‘Radically rewritten’ bacterial genome unveiled
The altered Escherichia coli represent the most extensive reengineering yet of an organism’s genetic code.
Synthetic biologists report the most far-reaching rewiring yet of a bacterial genome. The feat, described today in Science, involved repurposing 3.8% of the base pairs of the bacterium Escherichia coli.
The scientists replaced 7 of its 64 genetic codons — sequences that code for amino acids — with others that produce the same components. They were able to reduce the number of codons by synthesizing the DNA in 55 fragments, each of which was 50,000 base pairs long. They have yet to reassemble those pieces into a functioning E. coli.

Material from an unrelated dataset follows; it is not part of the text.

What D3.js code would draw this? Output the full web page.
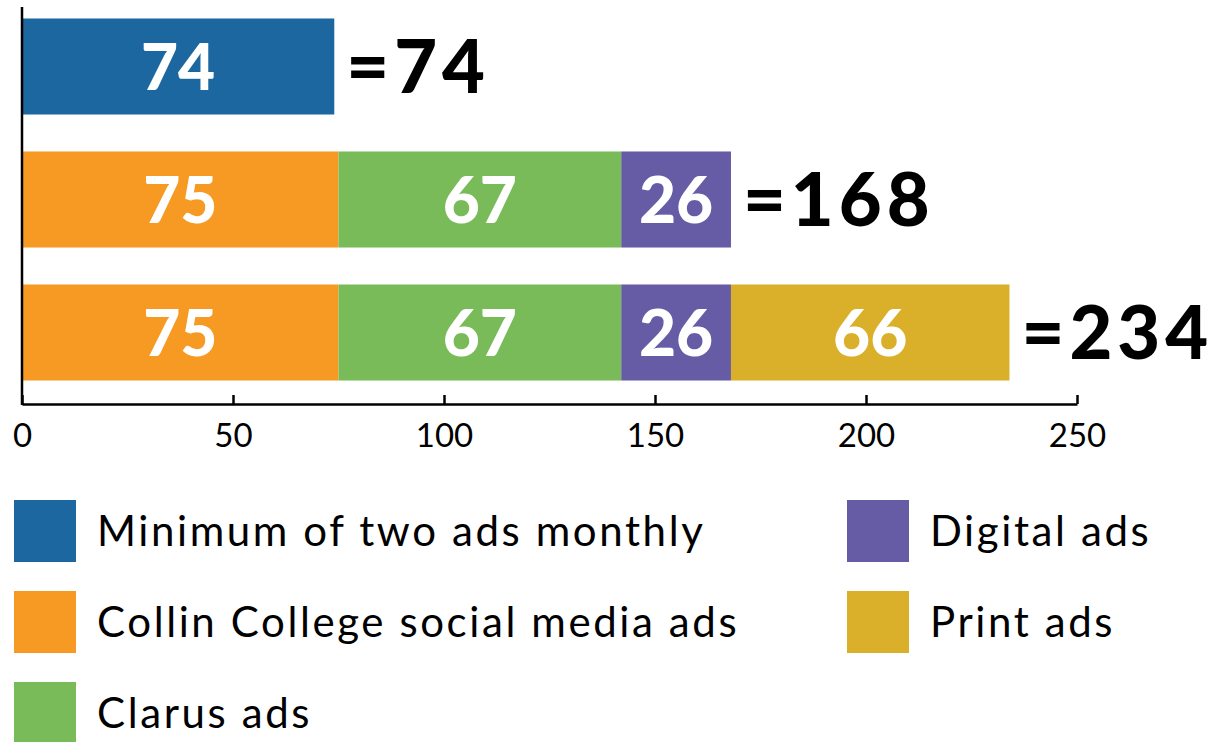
<!DOCTYPE html>
<html>
<head>
<meta charset="utf-8">
<script src="https://cdn.jsdelivr.net/npm/d3@7"></script>
<style>
  html, body { margin: 0; padding: 0; background: #fff; }
  svg { display: block; }
</style>
</head>
<body>
<svg id="chart" width="1212" height="742"></svg>
<script>
// ---- Data ----
const rows = ["Option 1", "Option 2", "Option 3"];
const series = ["Minimum of two ads monthly", "Collin College social media ads", "Clarus ads", "Digital ads", "Print ads"];
const minimumAds = [74, 0, 0];
const socialAds  = [0, 75, 75];
const clarusAds  = [0, 67, 67];
const digitalAds = [0, 26, 26];
const printAds   = [0, 0, 66];
const xTicks = [0, 50, 100, 150, 200, 250];
const colors = ["#1c67a0", "#f69a24", "#79bb59", "#665ba5", "#dab02a"];

const valuesBySeries = [minimumAds, socialAds, clarusAds, digitalAds, printAds];
const table = rows.map((r, i) => {
  const o = { row: r };
  series.forEach((s, j) => { o[s] = valuesBySeries[j][i]; });
  return o;
});
const totals = table.map(d => d3.sum(series, s => d[s]));

// ---- Layout ----
const svg = d3.select("#chart");
const x = d3.scaleLinear().domain([0, 250]).range([22, 1077]);
const y = d3.scaleBand().domain(rows).range([0, 399]).paddingInner(0.278).paddingOuter(0.139);
const color = d3.scaleOrdinal().domain(series).range(colors);
const axisY = 404;

const stack = d3.stack().keys(series)(table);

const g = svg.append("g");
stack.forEach(layer => {
  g.selectAll(null).data(layer.filter(d => d[1] > d[0])).enter()
    .append("rect")
    .attr("x", d => x(d[0]))
    .attr("y", d => y(d.data.row))
    .attr("width", d => x(d[1]) - x(d[0]))
    .attr("height", y.bandwidth())
    .attr("fill", color(layer.key));
  g.selectAll(null).data(layer.filter(d => d[1] > d[0])).enter()
    .append("text")
    .attr("x", d => (x(d[0]) + x(d[1])) / 2)
    .attr("y", d => y(d.data.row) + y.bandwidth() / 2)
    .attr("dy", "0.36em")
    .attr("text-anchor", "middle")
    .attr("fill", "#fff")
    .style("font-family", "Lato, sans-serif")
    .style("font-weight", 900)
    .style("font-size", "64px")
    .text(d => d[1] - d[0]);
});

// totals
g.selectAll(".total").data(table).enter()
  .append("text")
  .attr("class", "total")
  .attr("x", (d, i) => x(totals[i]) + 12)
  .attr("y", d => y(d.row) + y.bandwidth() / 2)
  .attr("dy", "0.36em")
  .attr("fill", "#000")
  .style("font-family", "Lato, sans-serif")
  .style("font-weight", 900)
  .style("font-size", "74px")
  .style("letter-spacing", "5px")
  .text((d, i) => "=" + totals[i]);

// axes
const xAxis = d3.axisBottom(x).tickValues(xTicks).tickSize(-9).tickPadding(20).tickSizeOuter(0);
const ax = svg.append("g").attr("transform", `translate(0,${axisY})`).call(xAxis);
ax.select(".domain").attr("stroke", "#000").attr("stroke-width", 2.5);
ax.selectAll(".tick line").attr("stroke", "#000").attr("stroke-width", 2.5);
ax.selectAll(".tick text")
  .attr("fill", "#000")
  .attr("dy", "0.71em")
  .style("font-family", "Lato, sans-serif")
  .style("font-size", "33px");

svg.append("line")
  .attr("x1", x(0)).attr("x2", x(0))
  .attr("y1", 7).attr("y2", axisY + 1)
  .attr("stroke", "#000").attr("stroke-width", 2.5);

// legend
const legendPos = [
  { x: 14, y: 500 }, { x: 14, y: 591 }, { x: 14, y: 682 },
  { x: 847, y: 500 }, { x: 847, y: 591 }
];
const lg = svg.append("g");
series.forEach((s, i) => {
  const p = legendPos[i];
  lg.append("rect").attr("x", p.x).attr("y", p.y).attr("width", 62).attr("height", 62).attr("fill", color(s));
  lg.append("text")
    .attr("x", p.x + 83).attr("y", p.y + 31).attr("dy", "0.36em")
    .attr("fill", "#000")
    .style("font-family", "Lato, sans-serif")
    .style("font-size", "42px")
    .style("letter-spacing", "2.6px")
    .text(s);
});
</script>
</body>
</html>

Despite that, the team, led by researchers at Harvard Medical School in Boston, Massachusetts, say that it is a major step in the push to engineer organisms with new properties, such as resistance to infection by viruses. The synthetic biologists, including George Church at Harvard, reported their results on 18 August in Science. They say the work also serves as a prototype for the Human Genome Project—Write, in which scientists aim to synthesize a human genome.
Big changes
“This is a demonstration that that kind of radical reengineering is feasible,” Church says.
“Going down from 64 to 57 codons is a dramatic departure from what exists in nature,” says Farren Isaacs, a synthetic biologist at Yale University in New Haven, Connecticut, who worked with Church on previous recoding studies but was not involved in this project. “It‘s an important step forward for demonstrating the malleability of the genetic code and how entirely new types of biological functions and properties can be extracted from organisms through genomes that have been recoded.”
Church’s lab and others have previously shown that it is possible to recode single amino acids in E. coli so that the bacterium can incorporate amino acids not found in nature. Such reprogrammed organisms are highly resistant to viral infection, because they no longer contain the genetic machinery common to all natural organisms that viruses exploit to survive. They can also be made entirely dependent on synthetic amino acids in their diets, to allay the fear that recoded bacteria could escape from a lab and wreak havoc in the wild.
We have the technology
The recoding used in the latest study is a painstaking process, and it probably would not have been possible just a few years ago. The speed of engineering and synthesizing DNA has increased massively over the past decade, enabling much more ambitious genetic-engineering projects.
“This project is at an unprecedented scale; it’s the largest completely synthesized genome that has ever been produced, and by far the most functional changes” that have been introduced into a genome, says Marc Lajoie, a synthetic biologist who worked on the project in Church's lab and is now at the University of Washington in Seattle.
Scientists led by genomic entrepreneur Craig Venter of the J. Craig Venter Institute in La Jolla, California, announced in March that they had created a synthetic genome based on a bacterial genome with all unnecessary genes removed. But that organism’s genome was an order of magnitude smaller than E. coli’s.
Church and his team are now attempting to stitch the DNA segments of their recoded E. coli into one continuous genome. They will then test whether that reconstituted organism is capable of life. Church says it is unclear how long this will take; members of his lab estimate that it could be anywhere from four months to four years.
“It will be a big effort, but it looks like it's going to happen,” says Isaacs.